■ OBJECTIVE ■
Go through the material and write it all out exactly, minus the pictures.

--- GIVEN MATERIAL ---

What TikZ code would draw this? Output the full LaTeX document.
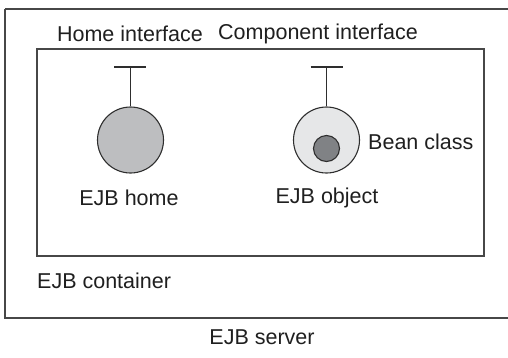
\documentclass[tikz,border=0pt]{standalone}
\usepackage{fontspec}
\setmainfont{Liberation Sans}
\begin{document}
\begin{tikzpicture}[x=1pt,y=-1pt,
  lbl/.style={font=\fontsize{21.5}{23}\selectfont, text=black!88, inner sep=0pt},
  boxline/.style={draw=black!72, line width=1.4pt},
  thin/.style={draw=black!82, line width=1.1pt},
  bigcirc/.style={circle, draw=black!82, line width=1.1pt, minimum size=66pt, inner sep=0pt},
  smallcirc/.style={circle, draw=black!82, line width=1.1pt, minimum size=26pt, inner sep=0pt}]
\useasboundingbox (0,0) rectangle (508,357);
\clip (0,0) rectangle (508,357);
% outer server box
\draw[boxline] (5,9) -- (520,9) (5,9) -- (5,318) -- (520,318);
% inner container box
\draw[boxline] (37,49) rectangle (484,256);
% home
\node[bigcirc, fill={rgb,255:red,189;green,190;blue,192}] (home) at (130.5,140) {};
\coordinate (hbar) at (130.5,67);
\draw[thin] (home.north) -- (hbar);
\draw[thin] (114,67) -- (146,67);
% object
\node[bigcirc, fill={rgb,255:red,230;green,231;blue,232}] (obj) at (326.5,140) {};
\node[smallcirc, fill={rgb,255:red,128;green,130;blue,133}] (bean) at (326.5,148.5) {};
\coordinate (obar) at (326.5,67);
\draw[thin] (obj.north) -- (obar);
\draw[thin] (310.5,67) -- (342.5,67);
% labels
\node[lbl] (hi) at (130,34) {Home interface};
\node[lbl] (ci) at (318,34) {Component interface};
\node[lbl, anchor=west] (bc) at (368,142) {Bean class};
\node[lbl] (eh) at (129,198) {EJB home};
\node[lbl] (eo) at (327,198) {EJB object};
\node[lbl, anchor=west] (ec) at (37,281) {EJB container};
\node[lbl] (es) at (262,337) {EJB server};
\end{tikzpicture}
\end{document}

---

■ COMPLETE ANSWER ■
What TikZ code would draw this? Output the full LaTeX document.
\documentclass[tikz,border=0pt]{standalone}
\usepackage{fontspec}
\setmainfont{Liberation Sans}
\begin{document}
\begin{tikzpicture}[x=1pt,y=-1pt,
  lbl/.style={font=\fontsize{21.5}{23}\selectfont, text=black!88, inner sep=0pt},
  boxline/.style={draw=black!72, line width=1.4pt},
  thin/.style={draw=black!82, line width=1.1pt},
  bigcirc/.style={circle, draw=black!82, line width=1.1pt, minimum size=66pt, inner sep=0pt},
  smallcirc/.style={circle, draw=black!82, line width=1.1pt, minimum size=26pt, inner sep=0pt}]
\useasboundingbox (0,0) rectangle (508,357);
\clip (0,0) rectangle (508,357);
% outer server box
\draw[boxline] (5,9) -- (520,9) (5,9) -- (5,318) -- (520,318);
% inner container box
\draw[boxline] (37,49) rectangle (484,256);
% home
\node[bigcirc, fill={rgb,255:red,189;green,190;blue,192}] (home) at (130.5,140) {};
\coordinate (hbar) at (130.5,67);
\draw[thin] (home.north) -- (hbar);
\draw[thin] (114,67) -- (146,67);
% object
\node[bigcirc, fill={rgb,255:red,230;green,231;blue,232}] (obj) at (326.5,140) {};
\node[smallcirc, fill={rgb,255:red,128;green,130;blue,133}] (bean) at (326.5,148.5) {};
\coordinate (obar) at (326.5,67);
\draw[thin] (obj.north) -- (obar);
\draw[thin] (310.5,67) -- (342.5,67);
% labels
\node[lbl] (hi) at (130,34) {Home interface};
\node[lbl] (ci) at (318,34) {Component interface};
\node[lbl, anchor=west] (bc) at (368,142) {Bean class};
\node[lbl] (eh) at (129,198) {EJB home};
\node[lbl] (eo) at (327,198) {EJB object};
\node[lbl, anchor=west] (ec) at (37,281) {EJB container};
\node[lbl] (es) at (262,337) {EJB server};
\end{tikzpicture}
\end{document}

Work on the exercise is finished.